> _WHAT THE EXERCISE ASKS_
Gather all lines in the data that hold the string "picture".

■ ■ ■ ■

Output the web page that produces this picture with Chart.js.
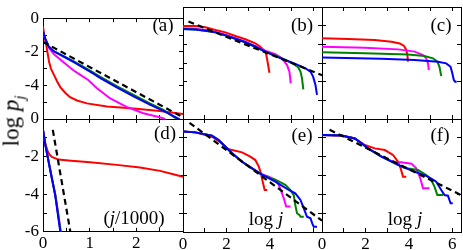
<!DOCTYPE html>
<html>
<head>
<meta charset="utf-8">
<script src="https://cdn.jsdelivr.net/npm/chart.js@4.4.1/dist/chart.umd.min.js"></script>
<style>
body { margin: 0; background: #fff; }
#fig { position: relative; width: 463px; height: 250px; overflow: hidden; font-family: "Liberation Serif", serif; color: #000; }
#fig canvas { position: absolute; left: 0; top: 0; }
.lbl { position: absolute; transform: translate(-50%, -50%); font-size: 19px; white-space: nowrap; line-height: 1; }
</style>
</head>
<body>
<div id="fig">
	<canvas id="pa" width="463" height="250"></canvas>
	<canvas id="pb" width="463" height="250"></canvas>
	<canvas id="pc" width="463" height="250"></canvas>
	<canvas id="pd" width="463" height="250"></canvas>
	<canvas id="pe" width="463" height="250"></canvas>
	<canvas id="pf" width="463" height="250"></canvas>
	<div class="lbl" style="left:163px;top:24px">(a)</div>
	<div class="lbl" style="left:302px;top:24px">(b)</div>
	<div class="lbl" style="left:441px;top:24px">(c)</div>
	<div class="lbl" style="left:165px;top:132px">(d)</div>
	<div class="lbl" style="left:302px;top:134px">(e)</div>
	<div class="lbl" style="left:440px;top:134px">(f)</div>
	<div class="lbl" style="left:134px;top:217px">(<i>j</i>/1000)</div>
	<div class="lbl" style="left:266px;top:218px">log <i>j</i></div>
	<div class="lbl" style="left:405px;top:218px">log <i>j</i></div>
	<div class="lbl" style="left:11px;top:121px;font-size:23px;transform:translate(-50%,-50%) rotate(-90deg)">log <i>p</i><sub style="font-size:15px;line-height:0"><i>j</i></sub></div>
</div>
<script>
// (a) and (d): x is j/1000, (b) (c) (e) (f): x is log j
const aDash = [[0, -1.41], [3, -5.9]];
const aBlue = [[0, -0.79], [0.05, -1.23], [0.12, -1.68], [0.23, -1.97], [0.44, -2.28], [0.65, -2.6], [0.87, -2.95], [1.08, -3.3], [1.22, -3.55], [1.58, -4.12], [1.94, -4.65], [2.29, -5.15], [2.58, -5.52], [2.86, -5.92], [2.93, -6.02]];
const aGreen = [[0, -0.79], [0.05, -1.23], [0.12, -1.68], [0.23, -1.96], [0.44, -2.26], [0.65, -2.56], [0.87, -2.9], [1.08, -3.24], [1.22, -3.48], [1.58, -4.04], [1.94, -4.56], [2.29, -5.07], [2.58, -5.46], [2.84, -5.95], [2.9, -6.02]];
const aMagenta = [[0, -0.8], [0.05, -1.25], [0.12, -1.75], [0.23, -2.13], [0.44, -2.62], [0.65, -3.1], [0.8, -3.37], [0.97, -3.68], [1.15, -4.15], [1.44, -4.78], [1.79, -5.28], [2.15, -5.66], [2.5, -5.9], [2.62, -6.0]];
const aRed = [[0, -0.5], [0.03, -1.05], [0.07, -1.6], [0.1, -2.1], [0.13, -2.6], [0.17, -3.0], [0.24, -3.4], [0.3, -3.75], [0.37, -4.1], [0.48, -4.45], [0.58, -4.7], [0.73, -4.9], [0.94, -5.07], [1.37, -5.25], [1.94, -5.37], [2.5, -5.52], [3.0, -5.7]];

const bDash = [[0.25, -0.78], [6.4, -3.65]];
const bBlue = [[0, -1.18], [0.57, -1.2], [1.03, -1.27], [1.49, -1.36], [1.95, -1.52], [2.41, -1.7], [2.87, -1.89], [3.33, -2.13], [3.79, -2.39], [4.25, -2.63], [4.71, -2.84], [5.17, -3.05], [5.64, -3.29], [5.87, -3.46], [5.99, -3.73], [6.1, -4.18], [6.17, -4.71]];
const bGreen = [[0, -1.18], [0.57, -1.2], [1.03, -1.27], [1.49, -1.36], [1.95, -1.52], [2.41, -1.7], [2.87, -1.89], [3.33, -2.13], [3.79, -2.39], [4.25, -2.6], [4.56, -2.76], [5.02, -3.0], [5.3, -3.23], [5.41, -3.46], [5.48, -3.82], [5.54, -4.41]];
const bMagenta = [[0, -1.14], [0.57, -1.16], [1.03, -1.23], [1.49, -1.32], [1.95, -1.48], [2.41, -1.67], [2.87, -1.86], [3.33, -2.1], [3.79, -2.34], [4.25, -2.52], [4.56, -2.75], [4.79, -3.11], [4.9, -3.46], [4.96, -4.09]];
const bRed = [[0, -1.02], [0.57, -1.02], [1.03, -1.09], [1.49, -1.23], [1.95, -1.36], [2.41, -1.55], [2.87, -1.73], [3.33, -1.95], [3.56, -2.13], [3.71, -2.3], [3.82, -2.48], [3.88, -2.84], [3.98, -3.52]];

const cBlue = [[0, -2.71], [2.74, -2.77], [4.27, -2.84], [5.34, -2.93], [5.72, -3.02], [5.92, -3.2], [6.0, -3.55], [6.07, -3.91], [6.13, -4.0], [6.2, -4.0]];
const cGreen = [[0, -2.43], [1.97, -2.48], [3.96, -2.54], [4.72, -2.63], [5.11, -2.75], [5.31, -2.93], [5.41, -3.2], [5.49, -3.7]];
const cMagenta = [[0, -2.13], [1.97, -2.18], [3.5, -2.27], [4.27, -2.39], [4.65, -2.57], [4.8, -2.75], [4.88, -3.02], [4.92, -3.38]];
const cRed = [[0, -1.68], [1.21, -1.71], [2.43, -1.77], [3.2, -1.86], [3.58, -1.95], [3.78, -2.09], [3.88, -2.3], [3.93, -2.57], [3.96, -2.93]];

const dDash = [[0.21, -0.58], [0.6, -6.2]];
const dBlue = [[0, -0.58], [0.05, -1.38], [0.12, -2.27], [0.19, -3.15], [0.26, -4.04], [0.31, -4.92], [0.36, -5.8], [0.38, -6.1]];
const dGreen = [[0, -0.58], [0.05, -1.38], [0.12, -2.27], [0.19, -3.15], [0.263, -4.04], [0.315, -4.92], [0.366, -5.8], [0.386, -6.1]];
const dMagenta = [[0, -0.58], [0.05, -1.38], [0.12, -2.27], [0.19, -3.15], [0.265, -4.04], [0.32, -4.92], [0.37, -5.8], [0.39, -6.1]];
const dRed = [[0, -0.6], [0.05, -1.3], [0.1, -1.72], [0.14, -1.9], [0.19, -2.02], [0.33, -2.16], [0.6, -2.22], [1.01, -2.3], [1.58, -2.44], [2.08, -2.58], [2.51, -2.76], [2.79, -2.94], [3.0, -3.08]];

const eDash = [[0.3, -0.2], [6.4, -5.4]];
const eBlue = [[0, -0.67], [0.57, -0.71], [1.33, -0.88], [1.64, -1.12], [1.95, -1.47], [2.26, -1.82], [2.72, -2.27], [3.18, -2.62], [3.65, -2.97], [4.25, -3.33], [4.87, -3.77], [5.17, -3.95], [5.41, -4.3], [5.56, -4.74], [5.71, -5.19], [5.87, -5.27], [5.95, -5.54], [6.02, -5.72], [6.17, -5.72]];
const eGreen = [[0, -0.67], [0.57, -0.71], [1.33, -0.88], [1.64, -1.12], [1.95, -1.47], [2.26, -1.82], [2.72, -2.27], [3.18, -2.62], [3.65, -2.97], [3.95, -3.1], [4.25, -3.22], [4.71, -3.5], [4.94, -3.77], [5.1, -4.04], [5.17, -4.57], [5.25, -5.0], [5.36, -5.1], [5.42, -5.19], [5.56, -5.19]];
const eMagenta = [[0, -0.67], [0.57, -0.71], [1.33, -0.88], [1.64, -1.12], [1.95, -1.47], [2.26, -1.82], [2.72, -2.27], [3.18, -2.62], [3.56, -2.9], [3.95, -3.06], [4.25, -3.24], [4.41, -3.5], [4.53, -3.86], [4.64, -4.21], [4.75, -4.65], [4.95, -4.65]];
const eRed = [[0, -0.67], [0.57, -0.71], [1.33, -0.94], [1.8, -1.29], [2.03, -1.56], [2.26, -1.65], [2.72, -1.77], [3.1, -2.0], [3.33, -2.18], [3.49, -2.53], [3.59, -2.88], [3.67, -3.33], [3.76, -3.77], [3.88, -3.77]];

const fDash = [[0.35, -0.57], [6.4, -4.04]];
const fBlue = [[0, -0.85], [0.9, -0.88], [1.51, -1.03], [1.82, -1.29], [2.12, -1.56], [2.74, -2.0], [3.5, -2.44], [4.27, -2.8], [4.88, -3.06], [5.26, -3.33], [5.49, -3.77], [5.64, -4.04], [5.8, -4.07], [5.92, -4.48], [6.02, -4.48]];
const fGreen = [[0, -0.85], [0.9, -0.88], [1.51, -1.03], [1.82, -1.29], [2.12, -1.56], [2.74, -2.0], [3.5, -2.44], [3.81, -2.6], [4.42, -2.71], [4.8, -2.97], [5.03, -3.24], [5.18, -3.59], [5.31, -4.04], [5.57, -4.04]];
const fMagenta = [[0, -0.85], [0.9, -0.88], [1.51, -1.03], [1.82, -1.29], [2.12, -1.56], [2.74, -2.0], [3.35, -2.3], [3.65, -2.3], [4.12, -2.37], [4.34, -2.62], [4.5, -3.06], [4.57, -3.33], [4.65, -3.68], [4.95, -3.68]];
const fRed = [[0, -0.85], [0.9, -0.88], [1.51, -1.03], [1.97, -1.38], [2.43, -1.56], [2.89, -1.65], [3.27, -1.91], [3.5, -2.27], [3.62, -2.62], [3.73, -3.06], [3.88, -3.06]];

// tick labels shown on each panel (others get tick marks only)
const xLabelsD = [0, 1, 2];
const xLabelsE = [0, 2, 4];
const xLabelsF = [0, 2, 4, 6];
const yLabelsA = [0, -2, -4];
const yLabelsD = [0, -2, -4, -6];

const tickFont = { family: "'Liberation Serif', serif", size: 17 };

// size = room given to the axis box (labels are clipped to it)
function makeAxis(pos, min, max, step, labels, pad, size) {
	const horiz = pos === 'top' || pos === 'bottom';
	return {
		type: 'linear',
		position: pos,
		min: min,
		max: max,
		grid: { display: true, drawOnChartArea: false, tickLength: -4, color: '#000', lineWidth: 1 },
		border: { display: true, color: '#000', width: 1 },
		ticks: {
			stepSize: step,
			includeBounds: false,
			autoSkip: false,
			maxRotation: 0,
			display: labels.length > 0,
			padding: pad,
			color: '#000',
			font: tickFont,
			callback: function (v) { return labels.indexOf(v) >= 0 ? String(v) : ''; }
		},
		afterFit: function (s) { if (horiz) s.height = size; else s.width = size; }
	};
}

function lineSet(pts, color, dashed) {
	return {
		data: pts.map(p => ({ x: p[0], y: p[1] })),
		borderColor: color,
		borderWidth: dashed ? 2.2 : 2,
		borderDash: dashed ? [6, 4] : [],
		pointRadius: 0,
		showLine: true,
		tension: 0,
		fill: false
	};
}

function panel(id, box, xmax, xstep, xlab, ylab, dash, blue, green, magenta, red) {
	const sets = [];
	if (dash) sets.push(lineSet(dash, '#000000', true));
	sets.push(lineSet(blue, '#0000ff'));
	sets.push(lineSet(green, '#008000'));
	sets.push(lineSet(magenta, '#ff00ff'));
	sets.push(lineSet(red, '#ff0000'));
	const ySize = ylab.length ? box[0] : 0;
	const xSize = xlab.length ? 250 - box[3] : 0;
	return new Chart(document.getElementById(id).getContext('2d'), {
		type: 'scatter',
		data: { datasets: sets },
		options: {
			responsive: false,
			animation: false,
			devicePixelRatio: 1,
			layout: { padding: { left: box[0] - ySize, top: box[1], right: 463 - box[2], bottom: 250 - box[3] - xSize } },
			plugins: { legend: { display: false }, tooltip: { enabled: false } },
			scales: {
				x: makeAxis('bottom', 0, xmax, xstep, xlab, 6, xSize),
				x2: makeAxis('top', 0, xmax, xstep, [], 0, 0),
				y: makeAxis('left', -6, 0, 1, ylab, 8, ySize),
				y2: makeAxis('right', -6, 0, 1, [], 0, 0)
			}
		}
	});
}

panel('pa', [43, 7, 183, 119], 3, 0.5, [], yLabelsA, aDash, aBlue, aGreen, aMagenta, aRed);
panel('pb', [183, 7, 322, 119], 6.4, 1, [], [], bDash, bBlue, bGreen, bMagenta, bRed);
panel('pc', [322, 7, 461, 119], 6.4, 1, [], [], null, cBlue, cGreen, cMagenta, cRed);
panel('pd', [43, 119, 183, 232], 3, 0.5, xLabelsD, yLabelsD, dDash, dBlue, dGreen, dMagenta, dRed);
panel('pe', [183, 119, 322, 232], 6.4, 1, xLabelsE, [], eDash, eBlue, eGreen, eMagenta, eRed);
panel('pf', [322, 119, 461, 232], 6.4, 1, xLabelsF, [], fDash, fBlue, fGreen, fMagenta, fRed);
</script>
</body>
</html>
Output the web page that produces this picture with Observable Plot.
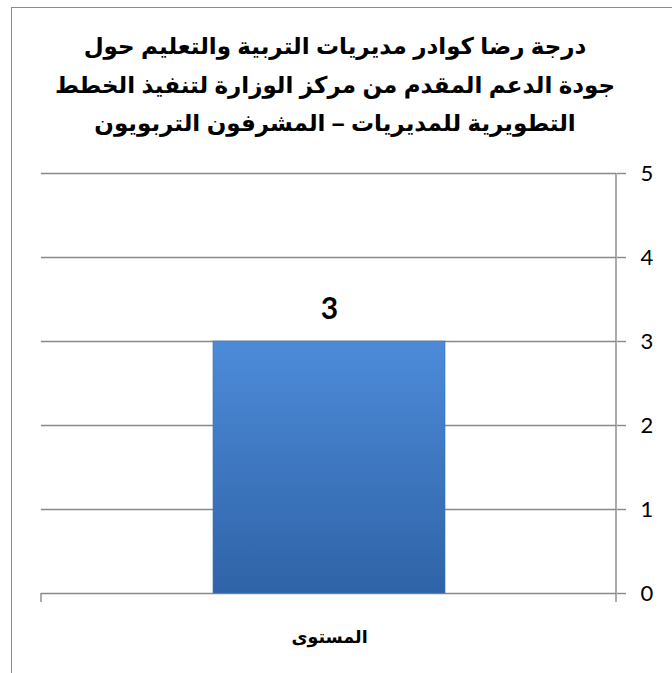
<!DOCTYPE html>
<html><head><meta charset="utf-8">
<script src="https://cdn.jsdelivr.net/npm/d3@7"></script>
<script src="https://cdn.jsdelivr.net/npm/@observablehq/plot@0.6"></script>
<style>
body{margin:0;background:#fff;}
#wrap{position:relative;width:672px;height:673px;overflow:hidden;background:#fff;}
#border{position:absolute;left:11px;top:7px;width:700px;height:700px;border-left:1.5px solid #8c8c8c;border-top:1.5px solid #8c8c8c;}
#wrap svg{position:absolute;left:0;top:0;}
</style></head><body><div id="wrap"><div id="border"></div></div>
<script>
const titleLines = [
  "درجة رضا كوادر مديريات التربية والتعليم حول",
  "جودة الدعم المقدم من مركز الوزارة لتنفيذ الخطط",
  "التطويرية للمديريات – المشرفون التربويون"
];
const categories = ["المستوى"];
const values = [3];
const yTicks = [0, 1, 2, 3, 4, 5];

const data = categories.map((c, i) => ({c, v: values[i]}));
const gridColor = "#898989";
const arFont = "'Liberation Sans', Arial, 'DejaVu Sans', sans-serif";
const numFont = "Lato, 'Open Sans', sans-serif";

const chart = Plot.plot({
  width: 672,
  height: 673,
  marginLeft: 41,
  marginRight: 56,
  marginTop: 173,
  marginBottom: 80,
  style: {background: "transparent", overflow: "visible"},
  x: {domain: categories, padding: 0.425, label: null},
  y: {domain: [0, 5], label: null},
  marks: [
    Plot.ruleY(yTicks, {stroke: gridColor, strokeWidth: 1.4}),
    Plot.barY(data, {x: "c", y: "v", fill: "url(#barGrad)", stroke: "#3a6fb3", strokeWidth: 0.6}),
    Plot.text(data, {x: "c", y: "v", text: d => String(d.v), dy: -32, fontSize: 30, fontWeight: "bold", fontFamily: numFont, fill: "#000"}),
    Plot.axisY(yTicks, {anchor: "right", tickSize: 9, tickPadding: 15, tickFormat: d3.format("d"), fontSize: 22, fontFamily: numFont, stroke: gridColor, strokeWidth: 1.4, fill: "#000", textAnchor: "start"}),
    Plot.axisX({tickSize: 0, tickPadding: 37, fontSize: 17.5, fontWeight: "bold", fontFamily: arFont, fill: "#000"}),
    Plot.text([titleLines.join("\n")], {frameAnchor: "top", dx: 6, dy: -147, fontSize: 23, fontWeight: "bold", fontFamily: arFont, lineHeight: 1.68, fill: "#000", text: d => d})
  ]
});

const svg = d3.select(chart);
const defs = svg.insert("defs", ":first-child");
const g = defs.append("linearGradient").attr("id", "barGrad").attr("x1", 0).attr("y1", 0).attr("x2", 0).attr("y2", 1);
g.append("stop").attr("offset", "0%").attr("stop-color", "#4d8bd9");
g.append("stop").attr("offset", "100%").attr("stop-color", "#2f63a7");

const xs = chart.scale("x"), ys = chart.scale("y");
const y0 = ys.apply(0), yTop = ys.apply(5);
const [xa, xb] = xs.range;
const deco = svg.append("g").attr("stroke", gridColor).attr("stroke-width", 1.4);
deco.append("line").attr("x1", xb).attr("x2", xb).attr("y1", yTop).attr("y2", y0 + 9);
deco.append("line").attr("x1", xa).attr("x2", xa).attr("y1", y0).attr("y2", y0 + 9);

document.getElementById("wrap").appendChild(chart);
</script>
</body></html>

■ ■ ■ ■

> _OUTPUT FOR THIS EXERCISE_
Output the web page that produces this picture with Chart.js.
Output the web page that produces this picture with Observable Plot.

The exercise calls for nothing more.